One thing we sometimes forget, is that Facebook is business A big business. It is not a public service, it is there to make money for its shareholders and it does that by selling ads. And none of us would be paying for ads, if we could reach all our potential customers for free.
It doesn’t take a genius to figure out that Facebook needs to restrict how much success you are getting for free, if it’s ever going to coax you into spending money on ads!
Facebook wants and needs you ads to be a success for you. They know that if you are getting brilliant sales from your Facebook ads, that you will spend more and more on them.
Facebook knows that it can offer something that no other advertising model can offer – and that is the mechanism for you to create and pay for advertising that will only be seen by the precise and exact buyer profile that you know you need to reach.
Maybe you are a family law firm, and you specifically want to reach parents with children, within a close proximity of your office, who have identified themselves as ‘single’ (there’s a good chance those people may need legal support with access, custody or even divorce). You can set up your ads to be seen by those people.
Maybe you are a financial adviser, and you specifically want to promote your pensions advice to women, aged 48-55, with a higher than average net worth. You can specifically target those people.
Perhaps your business sells products or services for babies, children or parents with young families – you can create campaigns that are only seen by prospects who meet that exact requirement (Mothercare, take note!)
I come across a great many business owners who say to me “Facebook doesn’t work for us” and I just know that they cannot possibly be using it in the most effective way.
I am often told that “Facebook is no good for selling business to business” but this is also entirely true – they believe this because they have not been shown how to target their ads, so that they are only seen by owners of locals businesses.
However, setting up a great audience is only part of the process. This in itself is relatively useless, unless you know how to create compelling Ad content that will stand out from the crowd. That will make someone stop as they are scrolling. That will speak directly to the person you are trying to target and say to them “I know what you are looking for and I have it here. Come and take a look!”

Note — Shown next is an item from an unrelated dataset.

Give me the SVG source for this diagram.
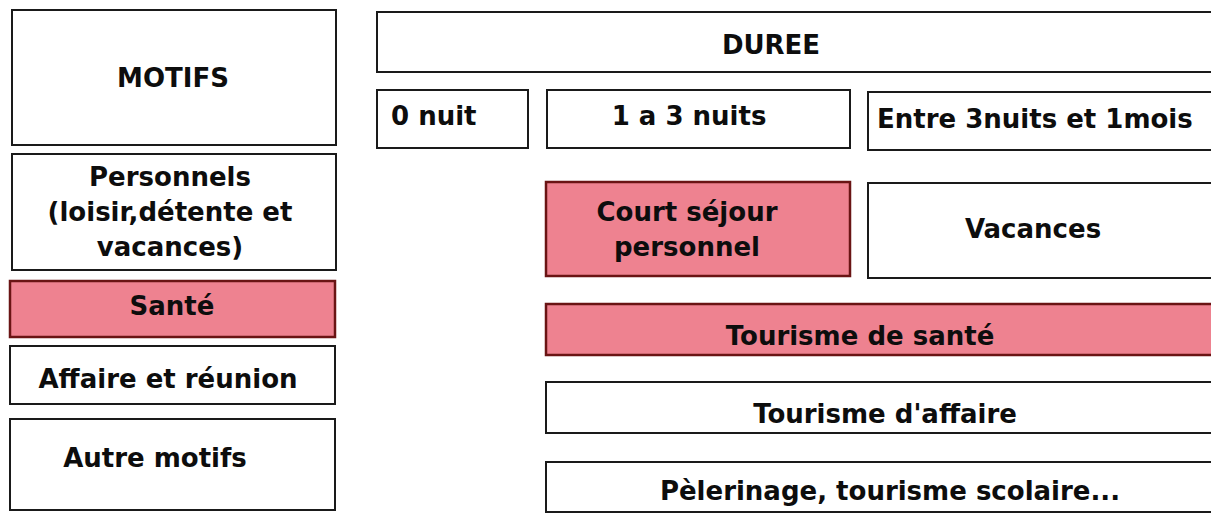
<svg xmlns="http://www.w3.org/2000/svg" width="1211" height="513" viewBox="0 0 1211 513">
<style>
.b{fill:#ffffff;stroke:#1a1a1a;stroke-width:2}
.p{fill:#ee8290;stroke:#6a1414;stroke-width:2.5}
text{font-family:"DejaVu Sans","Verdana",sans-serif;font-weight:bold;font-size:26px;fill:#0d0d0d}
.c{text-anchor:middle}
</style>
<rect width="1211" height="513" fill="#ffffff"/>
<g id="motifs"><rect class="b" x="12" y="10" width="324" height="135"/><text class="c" x="173" y="87">MOTIFS</text></g>
<g id="duree"><rect class="b" x="377" y="12" width="840" height="60"/><text class="c" x="771" y="54">DUREE</text></g>
<g id="nuit0"><rect class="b" x="377" y="90" width="151" height="58"/><text x="391" y="125">0 nuit</text></g>
<g id="nuits13"><rect class="b" x="547" y="90" width="303" height="58"/><text class="c" x="689" y="125">1 a 3 nuits</text></g>
<g id="entre"><rect class="b" x="868" y="92" width="350" height="58"/><text x="877" y="128">Entre 3nuits et 1mois</text></g>
<g id="personnels"><rect class="b" x="12" y="154" width="324" height="116"/><text class="c" x="170" y="186">Personnels</text><text class="c" x="170" y="221">(loisir,détente et</text><text class="c" x="170" y="256">vacances)</text></g>
<g id="sante"><rect class="p" x="10" y="281" width="325" height="56"/><text class="c" x="172" y="315">Santé</text></g>
<g id="affaire"><rect class="b" x="10" y="346" width="325" height="58"/><text class="c" x="168" y="388">Affaire et réunion</text></g>
<g id="autre"><rect class="b" x="10" y="419" width="325" height="91"/><text class="c" x="155" y="467">Autre motifs</text></g>
<g id="court"><rect class="p" x="546" y="182" width="304" height="94"/><text class="c" x="687" y="221">Court séjour</text><text class="c" x="687" y="256">personnel</text></g>
<g id="vacances"><rect class="b" x="868" y="183" width="350" height="95"/><text class="c" x="1033" y="238">Vacances</text></g>
<g id="tsante"><rect class="p" x="546" y="304" width="672" height="51"/><text class="c" x="860" y="345">Tourisme de santé</text></g>
<g id="taffaire"><rect class="b" x="546" y="382" width="672" height="51"/><text class="c" x="885" y="423">Tourisme d'affaire</text></g>
<g id="pelerinage"><rect class="b" x="546" y="462" width="672" height="50"/><text class="c" x="890" y="500">Pèlerinage, tourisme scolaire...</text></g>
<g id="connectors"></g>
</svg>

Measuring the effectiveness of your ads is also vital. Many businesses I work with, approach me for help after spending a couple of hundred pounds on ads they have created themselves who feel that they have not gotten anything out of it. I ask them what they set out to achieve from it (website traffic, Ecommerce sales, email addresses, comments on their post, new likes… etc) and they say they don’t really know. Just “more sales”.
Facebook is a powerful and cost effective tool, but to do it successfully you need to have a clear objective and a way of measuring results. Setting up multiple, low budget (£1-2) campaigns and split testing the conversion is a great way to get started. But to do this effectively it should work alongside your Google Analytics – giving you visibility of the traffic and conversions you are getting from Facebook, allowing you to see which pages on your website are being viewed, which pages people exit from, which content they are most interested – allowing you to react pragmatically to convert that prospect into a buyer.
Join our Facebook Group and take a look at our Courses both of which help small business owners acquire accurate and helpful training – at a price they can afford.
We also set up and manage ad campaigns, for those who would prefer to hand it over to someone else.
With organic reach continuing decline and Facebook aggressively trying to push its business users into paying for ads, one might wonder how much longer businesses can continue to see a return from their Facebook page without accepting the need to parting with cash. For those businesses who jump on the Paid Ad train early, they have a golden opportunity to leap ahead of their competitors who are still relying on organic growth. They might have bigger audiences than you, but take a look at their posts – do they have thousands of ‘likes’ but only a handful of engagements on each post? If so, it is likely they are not paying for ads and in that case now is the time to strike!